SOURCE MATERIAL

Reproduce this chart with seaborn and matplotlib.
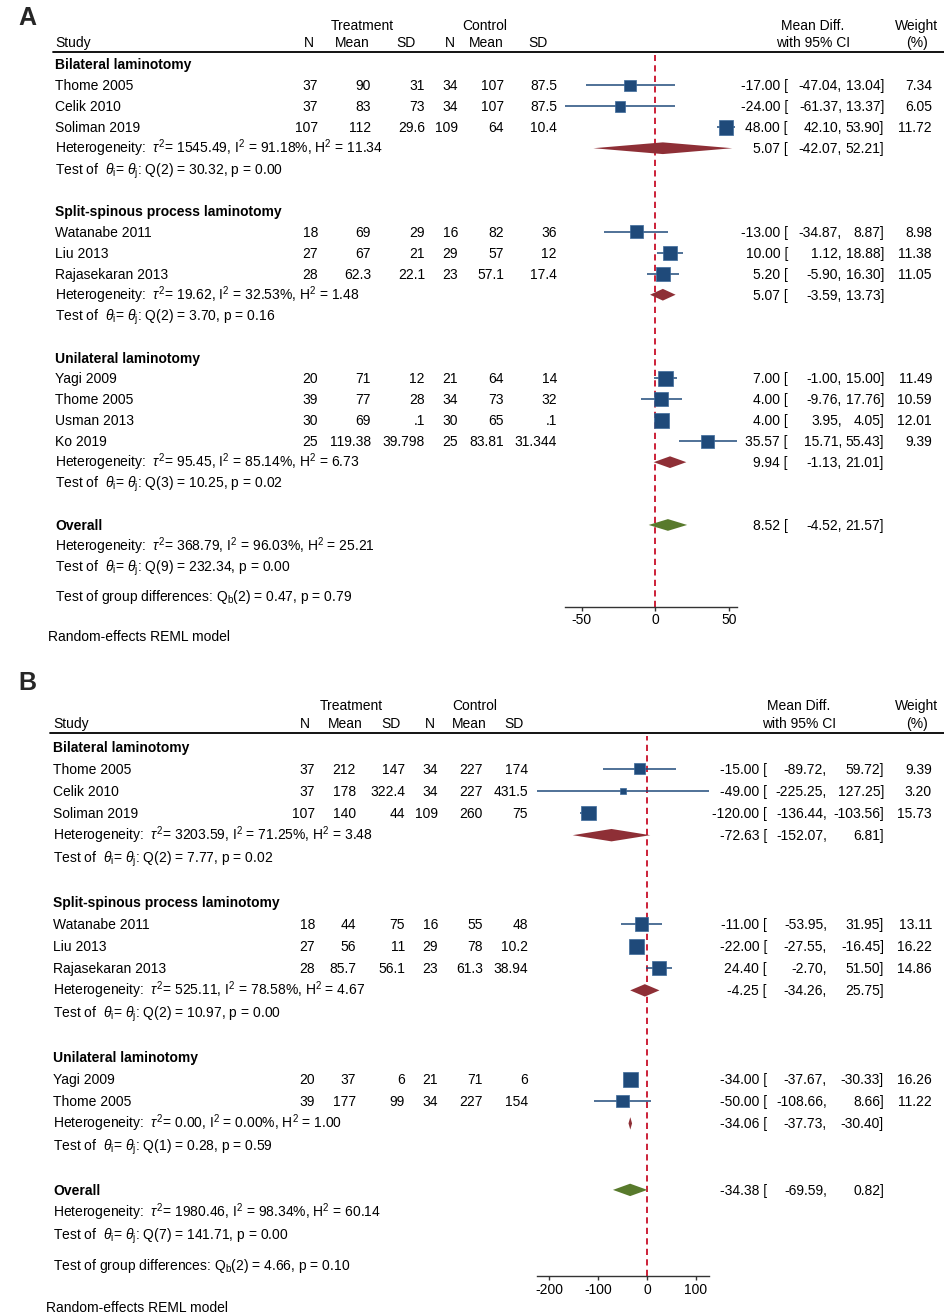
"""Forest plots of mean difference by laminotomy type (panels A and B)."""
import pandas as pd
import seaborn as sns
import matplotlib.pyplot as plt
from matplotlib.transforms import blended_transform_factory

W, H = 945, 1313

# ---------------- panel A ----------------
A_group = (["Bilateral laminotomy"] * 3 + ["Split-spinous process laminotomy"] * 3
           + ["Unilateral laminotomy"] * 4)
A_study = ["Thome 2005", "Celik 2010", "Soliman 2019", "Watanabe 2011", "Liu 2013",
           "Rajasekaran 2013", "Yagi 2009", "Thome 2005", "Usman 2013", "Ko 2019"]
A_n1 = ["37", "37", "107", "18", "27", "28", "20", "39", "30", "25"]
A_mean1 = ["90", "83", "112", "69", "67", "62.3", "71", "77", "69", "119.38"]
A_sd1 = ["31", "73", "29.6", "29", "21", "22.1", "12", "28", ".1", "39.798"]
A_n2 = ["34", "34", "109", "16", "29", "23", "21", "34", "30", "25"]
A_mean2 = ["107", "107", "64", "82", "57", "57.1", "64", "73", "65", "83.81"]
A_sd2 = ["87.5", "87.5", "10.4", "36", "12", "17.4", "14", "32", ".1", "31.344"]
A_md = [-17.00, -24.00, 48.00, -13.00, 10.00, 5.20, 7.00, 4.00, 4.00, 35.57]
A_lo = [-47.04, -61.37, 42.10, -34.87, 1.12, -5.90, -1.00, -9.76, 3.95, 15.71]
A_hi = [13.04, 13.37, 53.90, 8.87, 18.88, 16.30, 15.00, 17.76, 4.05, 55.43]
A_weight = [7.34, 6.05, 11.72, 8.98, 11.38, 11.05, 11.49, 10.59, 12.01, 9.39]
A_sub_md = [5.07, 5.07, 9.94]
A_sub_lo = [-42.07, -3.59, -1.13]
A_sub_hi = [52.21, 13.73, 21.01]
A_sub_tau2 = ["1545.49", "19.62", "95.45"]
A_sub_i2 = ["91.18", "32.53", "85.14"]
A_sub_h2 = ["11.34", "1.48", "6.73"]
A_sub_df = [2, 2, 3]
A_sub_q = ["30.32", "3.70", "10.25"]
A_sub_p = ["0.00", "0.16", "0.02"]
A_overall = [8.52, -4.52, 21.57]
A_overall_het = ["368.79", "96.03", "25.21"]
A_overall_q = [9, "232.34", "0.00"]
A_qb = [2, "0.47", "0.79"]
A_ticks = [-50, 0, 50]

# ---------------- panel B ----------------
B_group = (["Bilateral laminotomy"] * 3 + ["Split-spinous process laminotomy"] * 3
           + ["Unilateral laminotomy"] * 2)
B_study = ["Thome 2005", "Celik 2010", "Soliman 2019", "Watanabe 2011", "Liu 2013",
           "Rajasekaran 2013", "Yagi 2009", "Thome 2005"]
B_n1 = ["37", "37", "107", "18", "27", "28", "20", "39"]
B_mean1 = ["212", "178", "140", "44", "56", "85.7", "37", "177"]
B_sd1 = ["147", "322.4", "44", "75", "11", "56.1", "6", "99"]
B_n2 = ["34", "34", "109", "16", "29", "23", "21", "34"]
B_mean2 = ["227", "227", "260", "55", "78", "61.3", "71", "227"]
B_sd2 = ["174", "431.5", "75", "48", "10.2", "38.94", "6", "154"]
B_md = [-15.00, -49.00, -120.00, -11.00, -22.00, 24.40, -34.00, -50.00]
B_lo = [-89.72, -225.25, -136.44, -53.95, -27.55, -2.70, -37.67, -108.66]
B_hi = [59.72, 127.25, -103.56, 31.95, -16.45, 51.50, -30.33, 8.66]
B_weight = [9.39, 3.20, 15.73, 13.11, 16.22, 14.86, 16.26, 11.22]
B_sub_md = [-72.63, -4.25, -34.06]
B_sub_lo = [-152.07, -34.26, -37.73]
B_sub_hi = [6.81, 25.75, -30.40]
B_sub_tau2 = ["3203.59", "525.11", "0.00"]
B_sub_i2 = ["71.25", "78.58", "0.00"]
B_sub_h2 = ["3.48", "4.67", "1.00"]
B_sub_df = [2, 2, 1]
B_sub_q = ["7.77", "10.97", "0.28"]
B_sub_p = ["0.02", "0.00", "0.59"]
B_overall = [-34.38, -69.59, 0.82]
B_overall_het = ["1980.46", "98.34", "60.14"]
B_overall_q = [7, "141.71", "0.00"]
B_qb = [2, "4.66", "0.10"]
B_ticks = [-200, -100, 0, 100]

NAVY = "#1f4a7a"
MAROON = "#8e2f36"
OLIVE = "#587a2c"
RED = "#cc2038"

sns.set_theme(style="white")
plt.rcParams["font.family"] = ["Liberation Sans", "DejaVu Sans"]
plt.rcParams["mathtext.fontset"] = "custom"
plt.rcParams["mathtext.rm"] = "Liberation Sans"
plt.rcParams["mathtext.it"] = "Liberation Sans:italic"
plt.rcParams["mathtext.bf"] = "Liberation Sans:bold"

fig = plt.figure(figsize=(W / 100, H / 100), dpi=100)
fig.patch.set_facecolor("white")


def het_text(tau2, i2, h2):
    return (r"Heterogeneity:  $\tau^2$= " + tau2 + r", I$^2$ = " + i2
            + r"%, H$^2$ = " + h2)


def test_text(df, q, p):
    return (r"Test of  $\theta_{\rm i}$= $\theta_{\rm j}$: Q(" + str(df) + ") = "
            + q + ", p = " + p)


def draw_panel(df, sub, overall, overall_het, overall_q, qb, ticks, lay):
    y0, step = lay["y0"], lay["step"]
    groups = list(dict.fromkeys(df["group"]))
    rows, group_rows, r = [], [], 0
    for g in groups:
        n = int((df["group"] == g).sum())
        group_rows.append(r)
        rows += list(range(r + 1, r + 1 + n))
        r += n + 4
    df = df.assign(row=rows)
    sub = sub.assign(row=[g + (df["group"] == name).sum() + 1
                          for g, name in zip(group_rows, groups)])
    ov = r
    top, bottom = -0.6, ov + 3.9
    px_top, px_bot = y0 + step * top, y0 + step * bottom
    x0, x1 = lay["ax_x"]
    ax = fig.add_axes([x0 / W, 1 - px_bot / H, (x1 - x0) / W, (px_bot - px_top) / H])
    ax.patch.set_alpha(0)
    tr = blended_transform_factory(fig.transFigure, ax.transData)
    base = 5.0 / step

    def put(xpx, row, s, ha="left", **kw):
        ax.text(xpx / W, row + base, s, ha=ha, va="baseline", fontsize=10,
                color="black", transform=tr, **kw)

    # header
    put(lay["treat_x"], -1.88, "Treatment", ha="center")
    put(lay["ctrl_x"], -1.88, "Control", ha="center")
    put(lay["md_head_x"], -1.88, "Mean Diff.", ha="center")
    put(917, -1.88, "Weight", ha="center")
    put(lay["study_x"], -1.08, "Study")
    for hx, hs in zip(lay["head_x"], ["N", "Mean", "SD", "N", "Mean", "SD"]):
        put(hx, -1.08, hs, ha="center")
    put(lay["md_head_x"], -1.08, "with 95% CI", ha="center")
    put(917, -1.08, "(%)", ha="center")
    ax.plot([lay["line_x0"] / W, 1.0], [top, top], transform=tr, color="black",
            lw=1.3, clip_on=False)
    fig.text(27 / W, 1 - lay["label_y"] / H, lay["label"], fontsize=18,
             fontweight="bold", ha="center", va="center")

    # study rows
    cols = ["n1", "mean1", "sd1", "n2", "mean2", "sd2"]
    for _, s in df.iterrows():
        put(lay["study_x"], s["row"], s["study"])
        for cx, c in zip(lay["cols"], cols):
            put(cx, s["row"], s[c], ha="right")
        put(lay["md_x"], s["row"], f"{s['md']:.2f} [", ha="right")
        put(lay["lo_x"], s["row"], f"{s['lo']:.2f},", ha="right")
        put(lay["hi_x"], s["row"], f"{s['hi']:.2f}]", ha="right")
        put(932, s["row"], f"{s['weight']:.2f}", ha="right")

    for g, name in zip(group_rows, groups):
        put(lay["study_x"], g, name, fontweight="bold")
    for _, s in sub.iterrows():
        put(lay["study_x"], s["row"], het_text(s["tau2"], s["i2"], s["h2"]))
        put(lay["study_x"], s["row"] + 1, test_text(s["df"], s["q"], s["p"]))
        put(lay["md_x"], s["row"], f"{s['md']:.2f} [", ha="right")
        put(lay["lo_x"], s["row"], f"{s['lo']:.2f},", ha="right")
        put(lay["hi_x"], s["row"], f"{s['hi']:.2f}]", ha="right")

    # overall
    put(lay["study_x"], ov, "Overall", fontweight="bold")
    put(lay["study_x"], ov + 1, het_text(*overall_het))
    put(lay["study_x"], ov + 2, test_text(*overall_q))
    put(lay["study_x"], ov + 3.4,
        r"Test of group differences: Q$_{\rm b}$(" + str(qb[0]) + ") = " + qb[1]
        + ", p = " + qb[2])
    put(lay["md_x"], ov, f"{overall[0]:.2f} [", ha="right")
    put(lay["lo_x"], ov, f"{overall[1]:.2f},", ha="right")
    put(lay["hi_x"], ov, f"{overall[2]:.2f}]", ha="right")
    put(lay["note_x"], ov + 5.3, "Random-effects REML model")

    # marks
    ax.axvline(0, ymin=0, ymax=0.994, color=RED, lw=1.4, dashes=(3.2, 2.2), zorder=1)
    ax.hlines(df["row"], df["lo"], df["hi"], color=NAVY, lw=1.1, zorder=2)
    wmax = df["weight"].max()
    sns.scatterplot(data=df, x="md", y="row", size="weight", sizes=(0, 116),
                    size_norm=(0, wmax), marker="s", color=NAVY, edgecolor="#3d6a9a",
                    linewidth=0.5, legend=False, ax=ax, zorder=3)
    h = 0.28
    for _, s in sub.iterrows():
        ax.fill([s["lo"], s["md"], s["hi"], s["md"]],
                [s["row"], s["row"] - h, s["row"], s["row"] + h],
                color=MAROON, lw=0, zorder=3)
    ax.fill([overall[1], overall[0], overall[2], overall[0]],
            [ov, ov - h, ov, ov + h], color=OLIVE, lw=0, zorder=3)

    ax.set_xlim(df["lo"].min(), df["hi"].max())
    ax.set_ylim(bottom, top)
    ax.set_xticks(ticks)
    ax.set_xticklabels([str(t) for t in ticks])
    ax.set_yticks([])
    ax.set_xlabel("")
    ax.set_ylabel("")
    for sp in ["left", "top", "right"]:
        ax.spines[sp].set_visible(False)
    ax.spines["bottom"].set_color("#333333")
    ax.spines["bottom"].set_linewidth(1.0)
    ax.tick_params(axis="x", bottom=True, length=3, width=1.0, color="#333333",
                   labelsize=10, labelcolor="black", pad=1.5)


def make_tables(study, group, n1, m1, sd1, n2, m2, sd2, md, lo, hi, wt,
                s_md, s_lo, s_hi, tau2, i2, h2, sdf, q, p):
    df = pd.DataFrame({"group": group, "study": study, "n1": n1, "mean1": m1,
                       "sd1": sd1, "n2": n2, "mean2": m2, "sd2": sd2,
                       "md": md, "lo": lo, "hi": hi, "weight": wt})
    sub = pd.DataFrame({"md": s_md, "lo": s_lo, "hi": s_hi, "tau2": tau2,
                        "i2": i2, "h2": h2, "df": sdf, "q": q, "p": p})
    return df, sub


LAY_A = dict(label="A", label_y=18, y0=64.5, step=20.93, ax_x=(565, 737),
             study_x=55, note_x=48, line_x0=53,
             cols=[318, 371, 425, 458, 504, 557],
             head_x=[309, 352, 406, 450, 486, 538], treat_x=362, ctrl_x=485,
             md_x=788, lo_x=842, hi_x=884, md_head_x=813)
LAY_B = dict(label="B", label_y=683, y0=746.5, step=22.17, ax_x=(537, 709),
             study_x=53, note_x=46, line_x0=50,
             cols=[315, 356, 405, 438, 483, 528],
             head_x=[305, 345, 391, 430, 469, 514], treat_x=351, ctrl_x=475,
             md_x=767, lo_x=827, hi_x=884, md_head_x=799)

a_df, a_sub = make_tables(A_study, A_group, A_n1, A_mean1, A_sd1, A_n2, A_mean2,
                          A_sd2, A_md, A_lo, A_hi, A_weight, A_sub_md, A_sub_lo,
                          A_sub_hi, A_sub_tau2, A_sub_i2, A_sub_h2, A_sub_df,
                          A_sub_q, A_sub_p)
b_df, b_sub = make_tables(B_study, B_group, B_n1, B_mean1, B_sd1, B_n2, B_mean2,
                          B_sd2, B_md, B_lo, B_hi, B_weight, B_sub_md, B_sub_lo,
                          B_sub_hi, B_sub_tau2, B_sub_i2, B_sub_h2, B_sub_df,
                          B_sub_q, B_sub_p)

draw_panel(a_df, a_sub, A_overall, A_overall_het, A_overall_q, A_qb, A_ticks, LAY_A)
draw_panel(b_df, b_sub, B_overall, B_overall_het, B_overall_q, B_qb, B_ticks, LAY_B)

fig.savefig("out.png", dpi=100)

PROBLEM REQUIREMENTS
Could the lines from the top of the material through the line with "W, H = 945, 1313" be repeated exactly, pictures left out?

RESPONSE TO THE TASK
Reproduce this chart with seaborn and matplotlib.
"""Forest plots of mean difference by laminotomy type (panels A and B)."""
import pandas as pd
import seaborn as sns
import matplotlib.pyplot as plt
from matplotlib.transforms import blended_transform_factory

W, H = 945, 1313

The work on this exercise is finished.